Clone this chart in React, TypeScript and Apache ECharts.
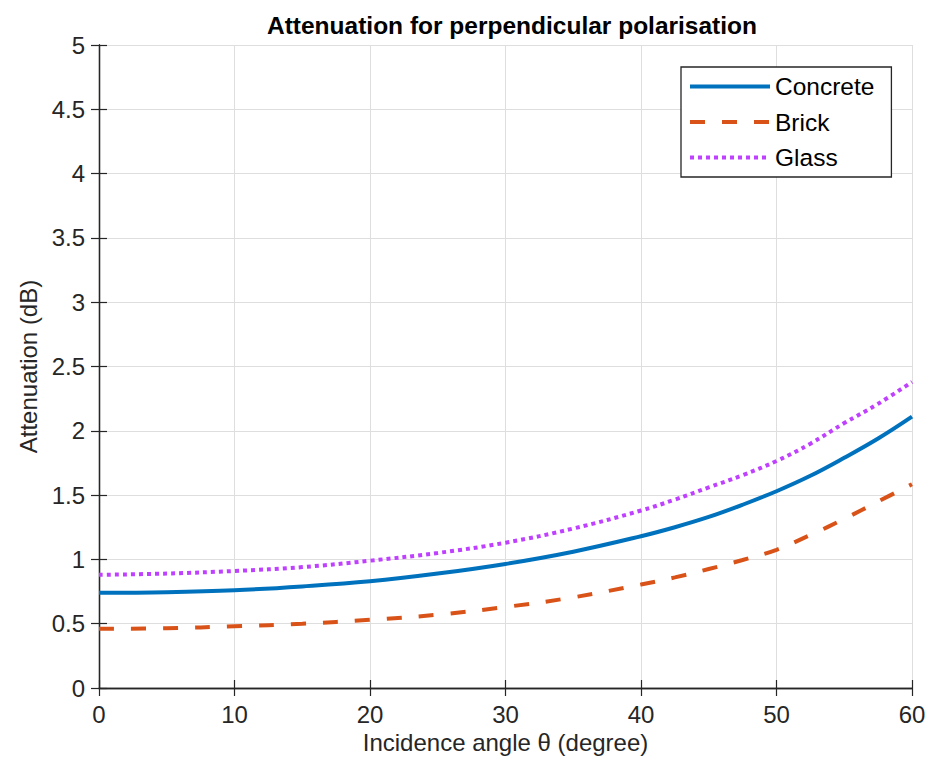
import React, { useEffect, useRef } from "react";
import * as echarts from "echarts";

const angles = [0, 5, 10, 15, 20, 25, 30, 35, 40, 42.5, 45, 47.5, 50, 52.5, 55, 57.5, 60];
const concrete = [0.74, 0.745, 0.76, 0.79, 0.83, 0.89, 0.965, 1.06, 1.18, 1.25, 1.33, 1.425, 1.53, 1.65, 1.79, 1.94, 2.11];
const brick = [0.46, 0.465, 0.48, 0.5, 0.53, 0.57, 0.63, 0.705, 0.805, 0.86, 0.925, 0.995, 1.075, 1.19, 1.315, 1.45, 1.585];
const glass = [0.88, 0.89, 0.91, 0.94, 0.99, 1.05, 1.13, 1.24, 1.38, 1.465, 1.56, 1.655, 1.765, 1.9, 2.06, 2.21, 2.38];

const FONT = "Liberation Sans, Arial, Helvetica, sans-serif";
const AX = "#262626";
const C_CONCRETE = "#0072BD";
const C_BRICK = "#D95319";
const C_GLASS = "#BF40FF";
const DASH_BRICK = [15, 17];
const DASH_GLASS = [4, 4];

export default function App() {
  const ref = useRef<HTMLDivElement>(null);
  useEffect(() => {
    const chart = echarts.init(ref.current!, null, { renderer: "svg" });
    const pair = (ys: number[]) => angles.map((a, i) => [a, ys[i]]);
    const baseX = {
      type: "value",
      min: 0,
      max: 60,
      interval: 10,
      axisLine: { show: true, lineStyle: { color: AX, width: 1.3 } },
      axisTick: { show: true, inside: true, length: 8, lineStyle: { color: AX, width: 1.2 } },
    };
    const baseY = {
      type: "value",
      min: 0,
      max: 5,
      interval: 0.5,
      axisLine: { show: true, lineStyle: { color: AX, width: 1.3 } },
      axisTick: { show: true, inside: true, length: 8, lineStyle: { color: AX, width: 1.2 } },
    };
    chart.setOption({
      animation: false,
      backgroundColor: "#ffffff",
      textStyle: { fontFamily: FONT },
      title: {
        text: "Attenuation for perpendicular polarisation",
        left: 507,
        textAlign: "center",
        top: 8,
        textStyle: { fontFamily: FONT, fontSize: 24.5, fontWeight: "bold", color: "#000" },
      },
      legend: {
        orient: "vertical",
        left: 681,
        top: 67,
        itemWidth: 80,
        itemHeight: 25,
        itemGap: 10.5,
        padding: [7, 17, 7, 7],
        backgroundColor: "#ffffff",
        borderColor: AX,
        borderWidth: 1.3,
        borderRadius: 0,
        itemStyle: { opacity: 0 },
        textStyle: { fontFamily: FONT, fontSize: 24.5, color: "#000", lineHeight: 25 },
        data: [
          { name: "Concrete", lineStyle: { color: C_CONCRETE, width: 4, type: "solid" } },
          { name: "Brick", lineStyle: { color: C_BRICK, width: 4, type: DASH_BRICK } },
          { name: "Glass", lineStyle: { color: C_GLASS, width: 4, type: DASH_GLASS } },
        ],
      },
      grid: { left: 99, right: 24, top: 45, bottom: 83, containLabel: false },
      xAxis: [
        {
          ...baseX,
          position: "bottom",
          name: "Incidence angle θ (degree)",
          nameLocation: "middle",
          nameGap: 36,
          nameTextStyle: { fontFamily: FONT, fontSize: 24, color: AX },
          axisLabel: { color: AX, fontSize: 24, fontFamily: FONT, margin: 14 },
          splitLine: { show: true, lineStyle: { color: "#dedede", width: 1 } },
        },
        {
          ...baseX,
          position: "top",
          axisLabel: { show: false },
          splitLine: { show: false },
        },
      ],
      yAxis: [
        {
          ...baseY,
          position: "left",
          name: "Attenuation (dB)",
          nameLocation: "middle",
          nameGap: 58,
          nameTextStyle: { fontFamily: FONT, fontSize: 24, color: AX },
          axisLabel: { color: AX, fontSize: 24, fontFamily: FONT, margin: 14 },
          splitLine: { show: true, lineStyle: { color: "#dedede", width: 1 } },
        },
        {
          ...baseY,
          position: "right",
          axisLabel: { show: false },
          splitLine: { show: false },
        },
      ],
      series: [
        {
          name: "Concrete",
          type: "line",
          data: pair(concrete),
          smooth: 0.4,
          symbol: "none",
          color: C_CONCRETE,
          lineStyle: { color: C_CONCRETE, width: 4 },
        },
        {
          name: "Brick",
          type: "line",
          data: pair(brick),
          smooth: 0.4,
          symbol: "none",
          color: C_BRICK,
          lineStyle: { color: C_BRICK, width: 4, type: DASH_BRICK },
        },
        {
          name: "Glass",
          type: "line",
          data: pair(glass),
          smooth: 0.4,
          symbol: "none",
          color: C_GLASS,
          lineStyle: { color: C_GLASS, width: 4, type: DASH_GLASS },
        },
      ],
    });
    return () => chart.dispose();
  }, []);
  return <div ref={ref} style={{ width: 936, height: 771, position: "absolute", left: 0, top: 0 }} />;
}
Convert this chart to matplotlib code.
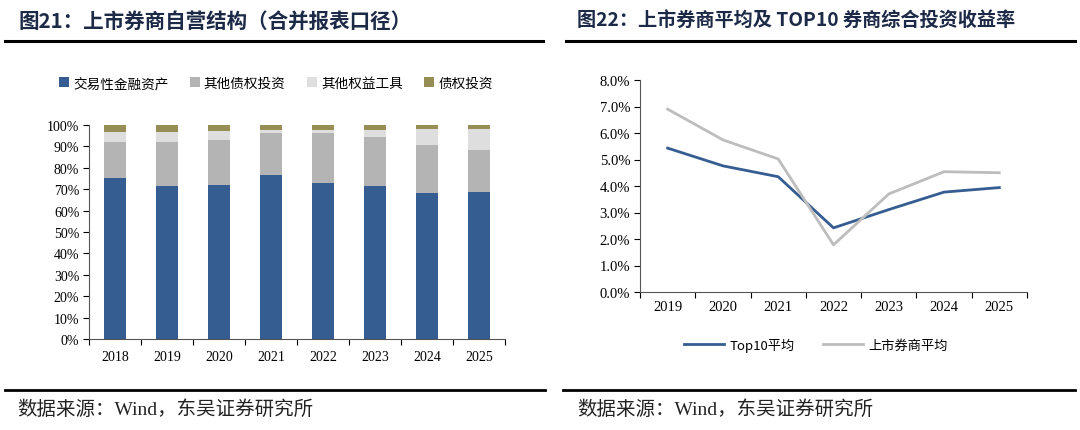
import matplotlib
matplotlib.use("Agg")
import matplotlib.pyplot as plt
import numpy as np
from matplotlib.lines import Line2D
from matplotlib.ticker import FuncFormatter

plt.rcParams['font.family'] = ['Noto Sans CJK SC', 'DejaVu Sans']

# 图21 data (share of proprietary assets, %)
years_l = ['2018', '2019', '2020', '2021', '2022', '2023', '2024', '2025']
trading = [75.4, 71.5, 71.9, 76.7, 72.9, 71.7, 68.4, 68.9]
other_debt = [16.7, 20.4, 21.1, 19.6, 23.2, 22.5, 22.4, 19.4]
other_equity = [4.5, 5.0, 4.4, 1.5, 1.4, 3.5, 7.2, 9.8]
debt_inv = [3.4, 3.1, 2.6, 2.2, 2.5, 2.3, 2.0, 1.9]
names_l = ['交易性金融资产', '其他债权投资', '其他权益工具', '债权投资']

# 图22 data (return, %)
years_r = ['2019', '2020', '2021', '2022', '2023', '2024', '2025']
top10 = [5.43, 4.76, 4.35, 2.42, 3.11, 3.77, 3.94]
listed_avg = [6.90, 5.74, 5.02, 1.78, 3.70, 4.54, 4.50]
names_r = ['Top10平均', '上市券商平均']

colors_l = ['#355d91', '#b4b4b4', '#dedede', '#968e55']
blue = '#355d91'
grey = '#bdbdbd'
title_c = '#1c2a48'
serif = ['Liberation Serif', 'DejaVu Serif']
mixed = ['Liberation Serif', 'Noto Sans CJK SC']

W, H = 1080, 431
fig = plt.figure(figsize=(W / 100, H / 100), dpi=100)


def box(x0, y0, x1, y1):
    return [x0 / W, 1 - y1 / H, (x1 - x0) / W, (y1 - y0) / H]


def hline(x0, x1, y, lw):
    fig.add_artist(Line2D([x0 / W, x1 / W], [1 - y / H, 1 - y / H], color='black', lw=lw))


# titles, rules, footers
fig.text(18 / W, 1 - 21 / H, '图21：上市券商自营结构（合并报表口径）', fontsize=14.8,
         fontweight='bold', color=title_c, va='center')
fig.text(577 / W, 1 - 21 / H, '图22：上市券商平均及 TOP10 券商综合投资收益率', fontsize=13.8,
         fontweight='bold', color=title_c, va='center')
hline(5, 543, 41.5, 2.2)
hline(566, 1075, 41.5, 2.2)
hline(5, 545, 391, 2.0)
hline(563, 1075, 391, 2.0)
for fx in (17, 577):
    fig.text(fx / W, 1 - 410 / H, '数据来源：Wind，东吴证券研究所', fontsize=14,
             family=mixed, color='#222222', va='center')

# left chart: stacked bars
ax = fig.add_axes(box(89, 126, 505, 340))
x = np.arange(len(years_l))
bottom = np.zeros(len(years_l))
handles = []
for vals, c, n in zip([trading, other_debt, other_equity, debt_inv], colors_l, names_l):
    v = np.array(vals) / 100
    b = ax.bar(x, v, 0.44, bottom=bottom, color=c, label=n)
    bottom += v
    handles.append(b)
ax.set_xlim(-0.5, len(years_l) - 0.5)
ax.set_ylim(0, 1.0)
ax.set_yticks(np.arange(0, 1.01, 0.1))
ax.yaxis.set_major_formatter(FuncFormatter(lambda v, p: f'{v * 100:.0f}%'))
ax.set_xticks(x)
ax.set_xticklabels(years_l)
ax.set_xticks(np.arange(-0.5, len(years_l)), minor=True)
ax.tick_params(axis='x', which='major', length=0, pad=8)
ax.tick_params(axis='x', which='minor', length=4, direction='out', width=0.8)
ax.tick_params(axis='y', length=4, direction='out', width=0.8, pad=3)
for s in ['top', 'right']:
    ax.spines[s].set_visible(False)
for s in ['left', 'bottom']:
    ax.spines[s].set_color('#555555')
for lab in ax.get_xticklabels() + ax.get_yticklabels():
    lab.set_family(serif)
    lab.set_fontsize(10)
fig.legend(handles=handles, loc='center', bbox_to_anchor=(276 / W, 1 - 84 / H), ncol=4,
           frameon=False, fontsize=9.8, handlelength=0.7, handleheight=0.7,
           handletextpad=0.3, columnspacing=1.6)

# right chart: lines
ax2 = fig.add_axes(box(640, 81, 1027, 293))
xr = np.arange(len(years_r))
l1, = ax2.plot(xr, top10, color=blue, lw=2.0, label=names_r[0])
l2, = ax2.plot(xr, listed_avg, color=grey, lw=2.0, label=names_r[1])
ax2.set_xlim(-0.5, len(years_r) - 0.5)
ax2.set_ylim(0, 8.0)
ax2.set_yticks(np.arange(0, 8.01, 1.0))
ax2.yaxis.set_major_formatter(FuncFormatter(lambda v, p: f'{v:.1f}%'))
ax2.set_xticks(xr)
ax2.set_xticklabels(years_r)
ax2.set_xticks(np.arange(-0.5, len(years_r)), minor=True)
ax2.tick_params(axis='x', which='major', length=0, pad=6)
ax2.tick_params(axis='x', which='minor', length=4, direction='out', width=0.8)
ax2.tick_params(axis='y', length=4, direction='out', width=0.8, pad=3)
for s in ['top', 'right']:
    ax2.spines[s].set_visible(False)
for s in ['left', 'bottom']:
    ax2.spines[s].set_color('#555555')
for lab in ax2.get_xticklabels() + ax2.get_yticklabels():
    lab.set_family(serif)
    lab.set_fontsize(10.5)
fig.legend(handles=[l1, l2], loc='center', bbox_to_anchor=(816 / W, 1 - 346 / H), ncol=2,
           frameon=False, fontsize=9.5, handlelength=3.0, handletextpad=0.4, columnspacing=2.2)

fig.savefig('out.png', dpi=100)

Work to complete - Leave out the pictures and repeat the lines from the start of the material through the line with "import * as", inclusive.

Result of the exercise -
Clone this chart in React, TypeScript and Apache ECharts.
import React, { useEffect, useRef } from "react";
import * as echarts from "echarts";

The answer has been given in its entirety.